“Bless me! I was sure I had left something behind.”
Regarding sunny-hearted actors, it is well to remember that they too have troubles peculiarly their own, and one of the worst is to have an impulse where only solemnity is in order. Nat Goodwin who has been making audiences laugh for the last thirty years and I “took” a certain degree of masonry together, and as all masons know, the proceedings were quite as solemn as a church ceremony. Taking the degree with us was a worthy German, whose hold on the English language was both weak and spasmodic, as was manifested when it became our duty to repeat certain obligations, sentence or sentences after an officer of the lodge. Both Goodwin and I were fully impressed by the gravity of the occasion, yet we could not help hearing that German; he had a dialectic utterance that would have driven a Philadelphia vaudeville audience wild with delight and although he caught the sense of all the responses required of us, he unconsciously repeated many of them backward according to the constructive forms of the German language.

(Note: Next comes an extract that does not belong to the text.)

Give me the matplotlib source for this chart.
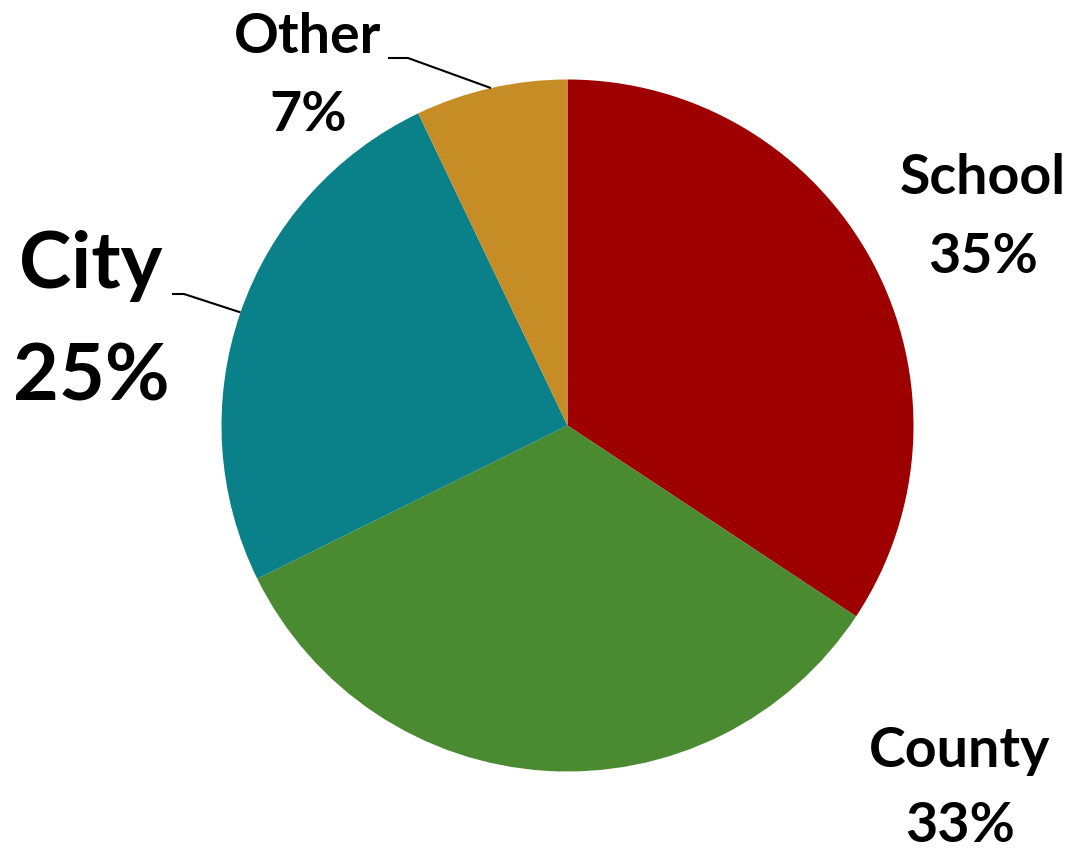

Goodwin and I knew it would be an unpardonable breach of decorum, as bad as laughing aloud in church in prayer time, if we gave way to our feelings. I bit my lips till they bled. Nat, less conventional, tried to stow his entire handkerchief in one side of his mouth, while he voiced the responses from the other. We had almost got full control of ourselves; the beautiful and impressive service was almost over, but when the oath was required, that engaging German repeated it backward. I yelled; Goodwin had a spasm—almost a fit.
To square ourselves, required a dinner for the entire lodge, and Goodwin and I were the hosts.
This was not the only scrape I was in with Nat Goodwin. During the bicycle craze of a few years ago, when wheels were as numerous at any good road-house as free-ticket beggars at a theatre, Nat and I met at the Casino, in McGowan’s Pass, Central Park, and he asked me to wait for him, so that we might ride home together. We found many acquaintances about the tables, remained till after dark and then started homeward on bicycles without lamps. We had not expected to be out after sunset. At that time the law was very stringent and rightly so, about lights on bicycles, so I urged haste. Luckily I had many friends among the Park Police; they knew I was not a “scorcher” and that I had proper respect for my own life, so they kindly looked aside as we passed. But Nat—well they probably had seen him on the stage again and again and been the better for it, but actors don’t wear their stage clothes and wigs and paint when they go bicycling, so none of the officers recognized him. At a turn of the road we came upon a policeman who didn’t know me either, and he shouted—“Here you fellows—stop!” I don’t believe I am a slippery chap, but I slipped past that officer before he could touch my wheel, but alas for poor Nat! he didn’t. I did not remain to hear the conversation, for I knew I could not make any useful addition to it. Goodwin was to play the next night in Boston, so I expected to see a “scare head” story in the morning paper about his arrest. But fortunately while he was reasoning with the policeman, a friend came along in a carriage and succeeded in rescuing Nat and his bicycle from the clutches of the law.
I wish the carriage had been mine for Nat Goodwin has come to my rescue more than once. I recall one of the (London) Green-room Club’s annual dinners, which Nat and I attended. It was given at the Crystal Palace; Mr. Bancroft—“Squire” Bancroft, “Squire” being his name and not a title—Mr. Bancroft was in the chair. About the middle of the evening a four cornered discussion between Sir Augustus Harris, Henry Arthur Jones, Henry Pettit and Comyns-Carr, all good fellows, became so heated that something had to be done to restore quiet, so Chairman Bancroft in a suave, diplomatic manner of which he has a mastery, arose and said,
“I Slipped Past, But Alas for Poor Nat, He Didn’t!”
“Gentlemen, we’re here to-night for a good time. Let’s quarrel to-morrow. I take great pleasure in calling upon our American friend, Mr. Marshall P. Wilder.”
I arose, but the excitement had got all around the tables; my job was too big for me, and I could not raise a laugh.